Task to complete:
Go through the material and write it all out exactly, minus the pictures.

(Plotting code records)
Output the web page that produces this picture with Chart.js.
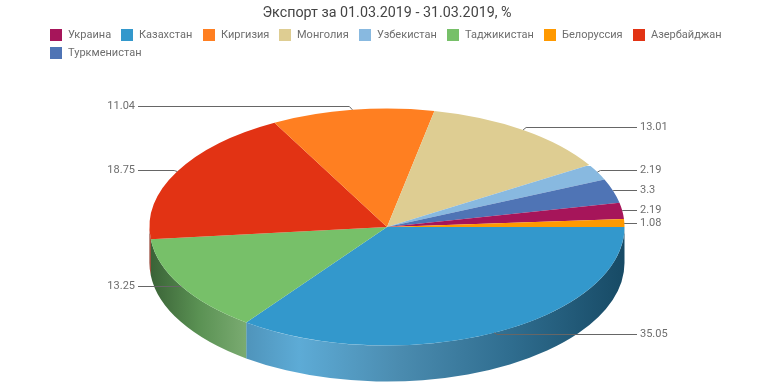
<!DOCTYPE html>
<html><head><meta charset="utf-8">
<style>html,body{margin:0;padding:0;background:#fff}canvas{display:block}</style>
<script src="https://cdn.jsdelivr.net/npm/chart.js@4"></script>
</head><body><canvas id="c" width="774" height="387"></canvas>
<script>
const titleText = 'Экспорт за 01.03.2019 - 31.03.2019, %';
const categories = ['Казахстан','Таджикистан','Азербайджан','Киргизия','Монголия','Узбекистан','Туркменистан','Украина','Белоруссия'];
const exportShare = [35.05,13.25,18.75,11.04,13.01,2.19,3.3,2.19,1.08];
const sliceColors = ['#3398cc','#77c069','#e23314','#ff7f21','#decd92','#88b9e0','#4f74b5','#a6155a','#ff9900'];
const legendOrder = ['Украина','Казахстан','Киргизия','Монголия','Узбекистан','Таджикистан','Белоруссия','Азербайджан','Туркменистан'];
const sideStops = {
  'Казахстан':[[0,'#4f94bb'],[0.14,'#5dabd6'],[0.4,'#4b8cb0'],[0.7,'#2f6d8f'],[1,'#174a65']],
  'Таджикистан':[[0,'#3a6337'],[0.5,'#5a9153'],[1,'#7aab71']],
  'Азербайджан':[[0,'#7d1e0c'],[1,'#8f2411']]
};
const FONT = 'Roboto, "Liberation Sans", sans-serif';
const geo = {cx:387, cy:227, rx:237.5, ry:118.5, depth:36};

const pie3d = {
  id:'pie3d',
  beforeDatasetsDraw(chart){
    const ctx = chart.ctx, arcs = chart.getDatasetMeta(0).data;
    arcs.forEach((arc,i)=>{
      const a1 = arc.startAngle, a2 = Math.min(arc.endAngle, Math.PI);
      if (a1 >= Math.PI) return;
      const x1 = geo.cx + geo.rx*Math.cos(a1), x2 = geo.cx + geo.rx*Math.cos(a2);
      const g = ctx.createLinearGradient(Math.min(x1,x2),0,Math.max(x1,x2),0);
      (sideStops[categories[i]]||[[0,sliceColors[i]],[1,sliceColors[i]]]).forEach(s=>g.addColorStop(s[0],s[1]));
      ctx.beginPath();
      ctx.ellipse(geo.cx,geo.cy,geo.rx,geo.ry,0,a1,a2);
      ctx.ellipse(geo.cx,geo.cy+geo.depth,geo.rx,geo.ry,0,a2,a1,true);
      ctx.closePath();
      ctx.fillStyle = g; ctx.fill();
    });
    const R = arcs[0].outerRadius;
    ctx.save();
    ctx.translate(geo.cx,geo.cy);
    ctx.scale(geo.rx/R,geo.ry/R);
    ctx.translate(-arcs[0].x,-arcs[0].y);
  },
  afterDatasetsDraw(chart){
    const ctx = chart.ctx;
    ctx.restore();
    const arcs = chart.getDatasetMeta(0).data;
    ctx.save();
    ctx.strokeStyle='#666'; ctx.lineWidth=1; ctx.fillStyle='#6e6e6e';
    ctx.font='11px '+FONT; ctx.textBaseline='middle';
    arcs.forEach((arc,i)=>{
      const m=(arc.startAngle+arc.endAngle)/2, c=Math.cos(m), s=Math.sin(m);
      const ax=geo.cx+geo.rx*c, ay=geo.cy+geo.ry*s;
      const ly=Math.round(ay+(s<0?4*s:2*s*s*s))+0.5;
      const right=c>0, ex=right?637:138;
      ctx.beginPath();
      ctx.moveTo(ax,ay);
      ctx.lineTo(ax+(right?3:-3)*(Math.abs(ay-ly)>1?1:0),ly);
      ctx.lineTo(ex,ly);
      ctx.stroke();
      ctx.textAlign=right?'left':'right';
      ctx.fillText(String(exportShare[i]),right?640:135,ly);
    });
    ctx.restore();
  },
  afterDraw(chart){
    const ctx=chart.ctx;
    ctx.save();
    ctx.font='11px '+FONT; ctx.textBaseline='middle'; ctx.textAlign='left';
    let x=50,y=29;
    legendOrder.forEach(name=>{
      const w=ctx.measureText(name).width;
      if (x+18+w>730){x=50;y+=18;}
      const bx=Math.round(x);
      ctx.fillStyle=sliceColors[categories.indexOf(name)];
      ctx.fillRect(bx,y,12,12);
      ctx.fillStyle='#6e6e6e';
      ctx.fillText(name,bx+18,y+6.5);
      x+=18+w+10.2;
    });
    ctx.restore();
  }
};

new Chart(document.getElementById('c'),{
  type:'pie',
  data:{labels:categories,datasets:[{data:exportShare,backgroundColor:sliceColors,borderWidth:0,clip:false}]},
  options:{
    responsive:false,animation:false,rotation:90,
    layout:{padding:{top:5,left:40,right:40,bottom:40}},
    plugins:{
      legend:{display:false},tooltip:{enabled:false},
      title:{display:true,text:titleText,color:'#444',font:{family:FONT,size:14.3,weight:'normal'},padding:{top:0,bottom:10}}
    }
  },
  plugins:[pie3d]
});
</script></body></html>
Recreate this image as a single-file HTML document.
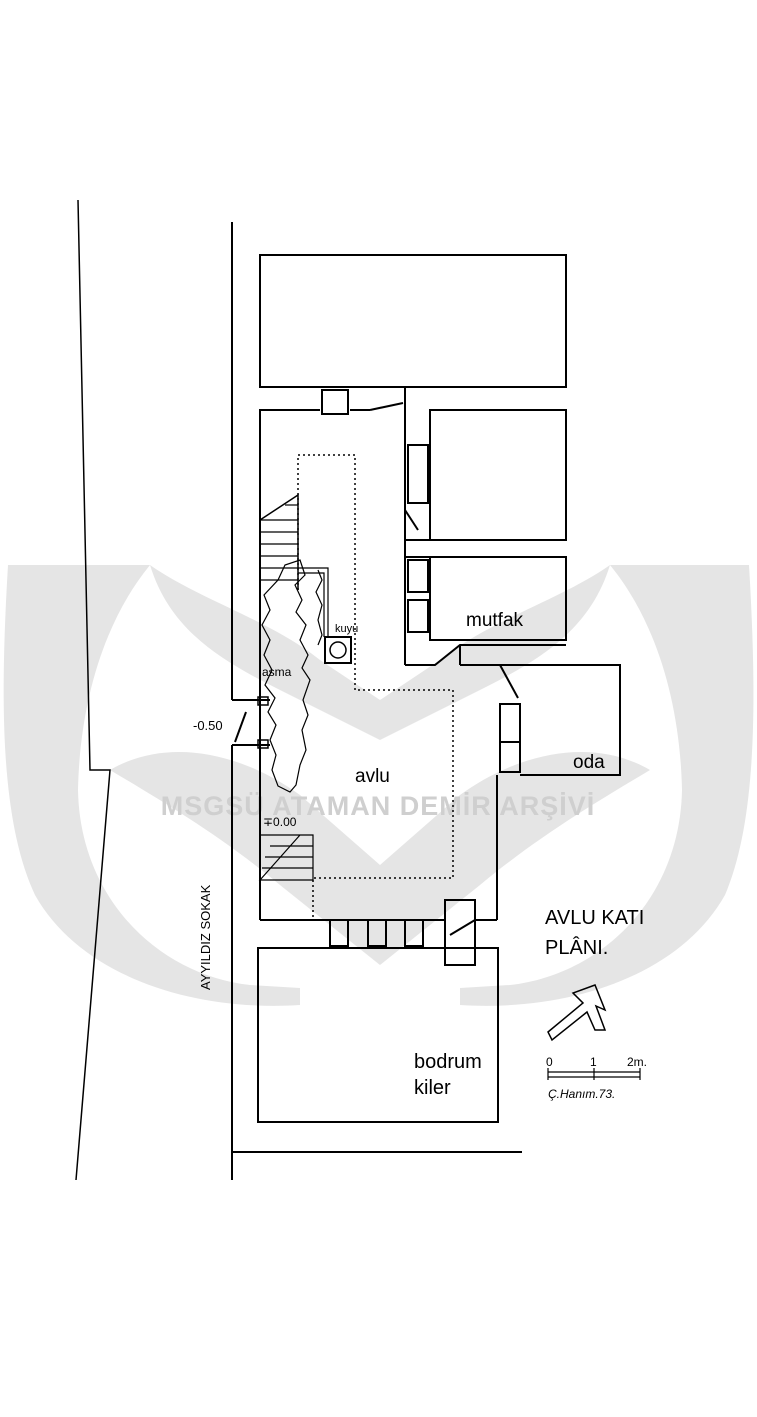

Final result:
Output the web page that produces this picture with Chart.js.
<!DOCTYPE html>
<html><head><meta charset="utf-8">
<style>html,body{margin:0;padding:0;background:#fff}canvas{display:block}</style>
<script src="https://cdn.jsdelivr.net/npm/chart.js@4"></script>
</head><body><canvas id="c" width="774" height="387"></canvas>
<script>
const titleText = 'Экспорт за 01.03.2019 - 31.03.2019, %';
const categories = ['Казахстан','Таджикистан','Азербайджан','Киргизия','Монголия','Узбекистан','Туркменистан','Украина','Белоруссия'];
const exportShare = [35.05,13.25,18.75,11.04,13.01,2.19,3.3,2.19,1.08];
const sliceColors = ['#3398cc','#77c069','#e23314','#ff7f21','#decd92','#88b9e0','#4f74b5','#a6155a','#ff9900'];
const legendOrder = ['Украина','Казахстан','Киргизия','Монголия','Узбекистан','Таджикистан','Белоруссия','Азербайджан','Туркменистан'];
const sideStops = {
  'Казахстан':[[0,'#4f94bb'],[0.14,'#5dabd6'],[0.4,'#4b8cb0'],[0.7,'#2f6d8f'],[1,'#174a65']],
  'Таджикистан':[[0,'#3a6337'],[0.5,'#5a9153'],[1,'#7aab71']],
  'Азербайджан':[[0,'#7d1e0c'],[1,'#8f2411']]
};
const FONT = 'Roboto, "Liberation Sans", sans-serif';
const geo = {cx:387, cy:227, rx:237.5, ry:118.5, depth:36};

const pie3d = {
  id:'pie3d',
  beforeDatasetsDraw(chart){
    const ctx = chart.ctx, arcs = chart.getDatasetMeta(0).data;
    arcs.forEach((arc,i)=>{
      const a1 = arc.startAngle, a2 = Math.min(arc.endAngle, Math.PI);
      if (a1 >= Math.PI) return;
      const x1 = geo.cx + geo.rx*Math.cos(a1), x2 = geo.cx + geo.rx*Math.cos(a2);
      const g = ctx.createLinearGradient(Math.min(x1,x2),0,Math.max(x1,x2),0);
      (sideStops[categories[i]]||[[0,sliceColors[i]],[1,sliceColors[i]]]).forEach(s=>g.addColorStop(s[0],s[1]));
      ctx.beginPath();
      ctx.ellipse(geo.cx,geo.cy,geo.rx,geo.ry,0,a1,a2);
      ctx.ellipse(geo.cx,geo.cy+geo.depth,geo.rx,geo.ry,0,a2,a1,true);
      ctx.closePath();
      ctx.fillStyle = g; ctx.fill();
    });
    const R = arcs[0].outerRadius;
    ctx.save();
    ctx.translate(geo.cx,geo.cy);
    ctx.scale(geo.rx/R,geo.ry/R);
    ctx.translate(-arcs[0].x,-arcs[0].y);
  },
  afterDatasetsDraw(chart){
    const ctx = chart.ctx;
    ctx.restore();
    const arcs = chart.getDatasetMeta(0).data;
    ctx.save();
    ctx.strokeStyle='#666'; ctx.lineWidth=1; ctx.fillStyle='#6e6e6e';
    ctx.font='11px '+FONT; ctx.textBaseline='middle';
    arcs.forEach((arc,i)=>{
      const m=(arc.startAngle+arc.endAngle)/2, c=Math.cos(m), s=Math.sin(m);
      const ax=geo.cx+geo.rx*c, ay=geo.cy+geo.ry*s;
      const ly=Math.round(ay+(s<0?4*s:2*s*s*s))+0.5;
      const right=c>0, ex=right?637:138;
      ctx.beginPath();
      ctx.moveTo(ax,ay);
      ctx.lineTo(ax+(right?3:-3)*(Math.abs(ay-ly)>1?1:0),ly);
      ctx.lineTo(ex,ly);
      ctx.stroke();
      ctx.textAlign=right?'left':'right';
      ctx.fillText(String(exportShare[i]),right?640:135,ly);
    });
    ctx.restore();
  },
  afterDraw(chart){
    const ctx=chart.ctx;
    ctx.save();
    ctx.font='11px '+FONT; ctx.textBaseline='middle'; ctx.textAlign='left';
    let x=50,y=29;
    legendOrder.forEach(name=>{
      const w=ctx.measureText(name).width;
      if (x+18+w>730){x=50;y+=18;}
      const bx=Math.round(x);
      ctx.fillStyle=sliceColors[categories.indexOf(name)];
      ctx.fillRect(bx,y,12,12);
      ctx.fillStyle='#6e6e6e';
      ctx.fillText(name,bx+18,y+6.5);
      x+=18+w+10.2;
    });
    ctx.restore();
  }
};

new Chart(document.getElementById('c'),{
  type:'pie',
  data:{labels:categories,datasets:[{data:exportShare,backgroundColor:sliceColors,borderWidth:0,clip:false}]},
  options:{
    responsive:false,animation:false,rotation:90,
    layout:{padding:{top:5,left:40,right:40,bottom:40}},
    plugins:{
      legend:{display:false},tooltip:{enabled:false},
      title:{display:true,text:titleText,color:'#444',font:{family:FONT,size:14.3,weight:'normal'},padding:{top:0,bottom:10}}
    }
  },
  plugins:[pie3d]
});
</script></body></html>
Recreate this image as a single-file HTML document.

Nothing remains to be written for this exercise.